Culture Sandy Ground Community Saint Martin
| March 22, 2026

Caribbean Fusion:
5 Dishes That Tell Our Story

Author

Triple R Kitchen

Sandy Ground, Saint Martin

At Triple R, a menu is never just a list. It is a map. Every dish on our table marks a point on the culinary geography of the Caribbean — a territory defined by centuries of encounter between African, French, Creole, and island-native traditions. When we built our kitchen, we asked ourselves not only what we wanted to cook, but what we wanted to say. The answer, every time, was the same: we want to serve the Caribbean as it actually is. Complex. Generous. Layered with history, and unapologetic in its pleasure. Here are the five dishes that tell that story best.

Oxtail Special at Triple R

01

The Oxtail

Our signature, our north star. The oxtail arrives slow-braised for six to eight hours in a reduction of island spices, scotch bonnet, dark rum, and a family recipe that we guard with something close to reverence. Beneath it: fluffy white rice, a salt fish pie that carries the flavor memory of the fishermen of Sandy Ground, and a mixed island salad dressed simply with lime and olive oil. This is not a dish you eat quietly. This is the Caribbean on a plate — deep, warm, and built to be shared.

Fresh Pasta at Triple R

02

The Fresh Pasta

Saint Martin is a French island, and France means pasta done properly. Ours is made fresh every morning by hand — thin, yielding, with the right resistance. What changes is the spirit. Caribbean spice and local produce find their way into every sauce: coconut milk reductions, christophine, fresh herbs from the garden, grilled local fish tossed through at the last moment. The result sits at the exact crossroads where Italian tradition shakes hands with Caribbean improvisation. You will not find it anywhere else on the island, and that is the point.

Mix Tapas at Triple R

03

The Mix Tapas

The island is best experienced in fragments — a bite here, a taste there, a flavor that catches you off guard and stays with you for days. The Mix Tapas is our tribute to that way of eating. A curated selection of Caribbean bites: crispy accras de morue, grilled shrimp skewers glazed with tamarind, plantain crisps with avocado mousse, colombo-spiced chicken wings that disappear first. Perfect for the long table, for the group that cannot decide, for the evening that is only just beginning. Order one to share, then order another.

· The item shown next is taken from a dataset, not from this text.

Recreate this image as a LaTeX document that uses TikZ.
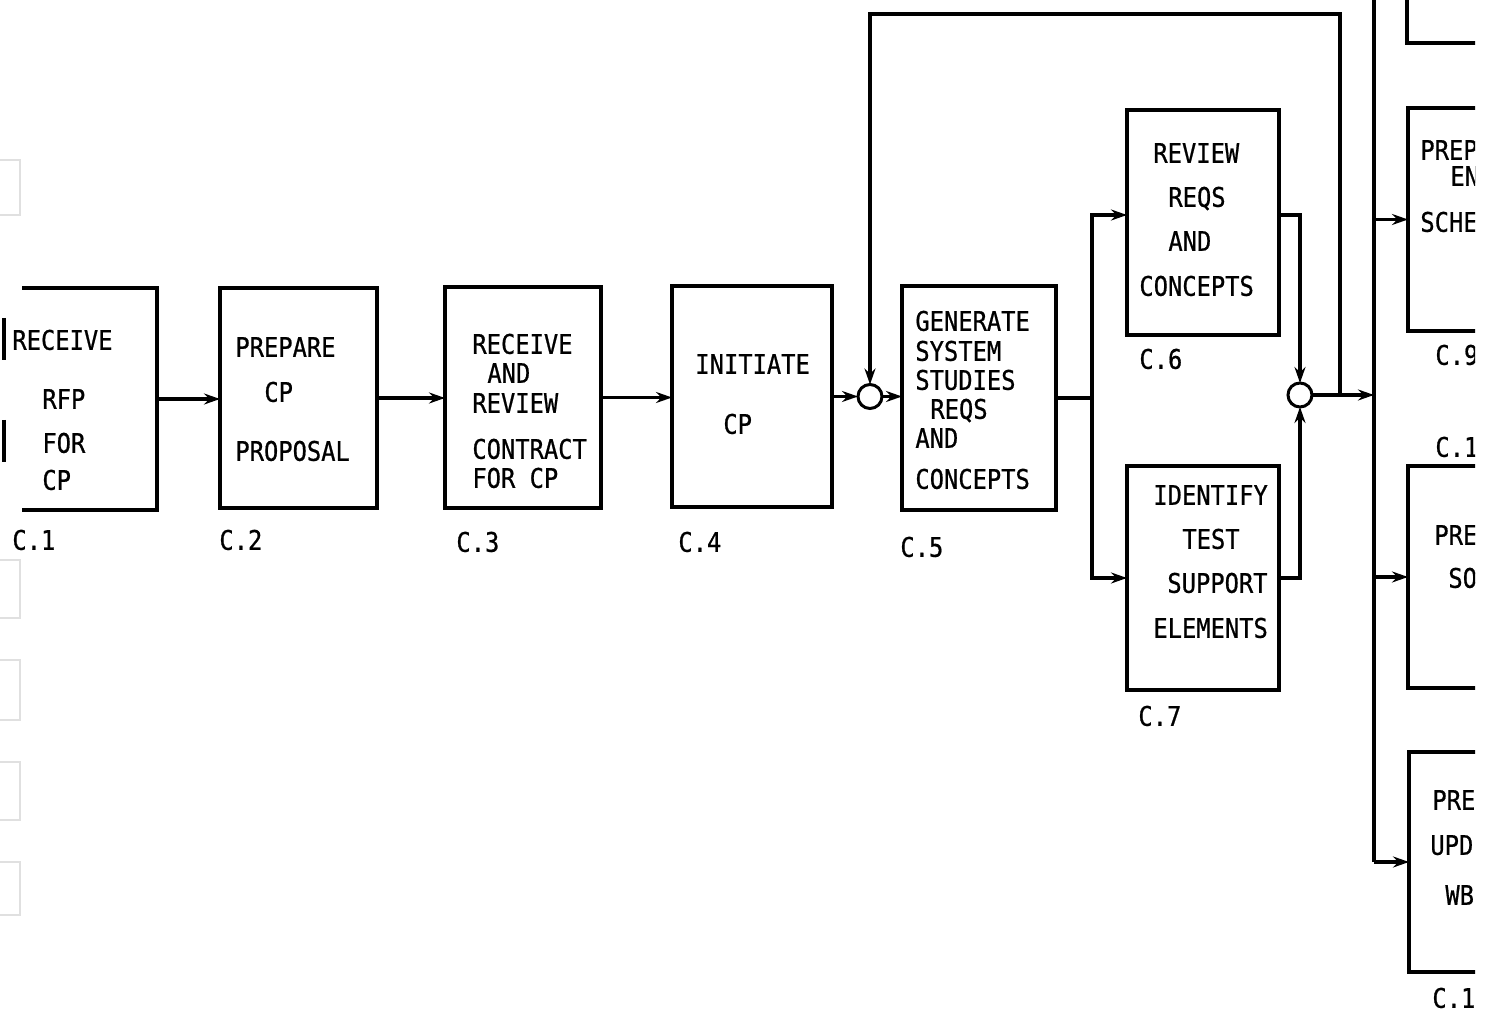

"Food is memory. Every plate we serve carries the soul of the Caribbean."
Crepes at Triple R

04

The Crepes

A Triple R signature that has developed a following of its own. Thin, perfectly lacey at the edges, made to order. The savory route: smoked salmon with herb cream cheese and a squeeze of lemon that cuts through like a morning breeze. The sweet route: Nutella, caramelized banana, and a dusting of cane sugar that catches in the golden hour light. They began as a weekend special and never left the menu because the crowd would not allow it. There is something irresistible about a crepe on a terrace by the lagoon. We have stopped trying to understand why, and simply kept making them.

Triple R Punch

05

The Triple R Punch

The drink that started it all. Before there was a full menu, before the kitchen was fully built, before the name Triple R had any meaning beyond three letters — there was the punch. A secret-recipe rum punch assembled from island-made white rum, fresh citrus, house-made passion fruit syrup, a grating of nutmeg that is the final, irreducible element, and a ratio of ingredients that exists only in memory and will never be written down. It is the first thing new visitors order and the last thing regulars leave without. Some stories begin with a vision. Ours began with a drink.

This is what Triple R believes about food: it is not entertainment. It is not content. It is not an aesthetic to photograph and discard. Food is the oldest form of communication humans have. Every plate tells you where a people came from, what they survived, what they celebrate, and what they love. When you sit at our table — whether you came from the next street or from the other side of the ocean — you are being let into a story that has been cooking for generations. We are simply the ones holding the ladle now.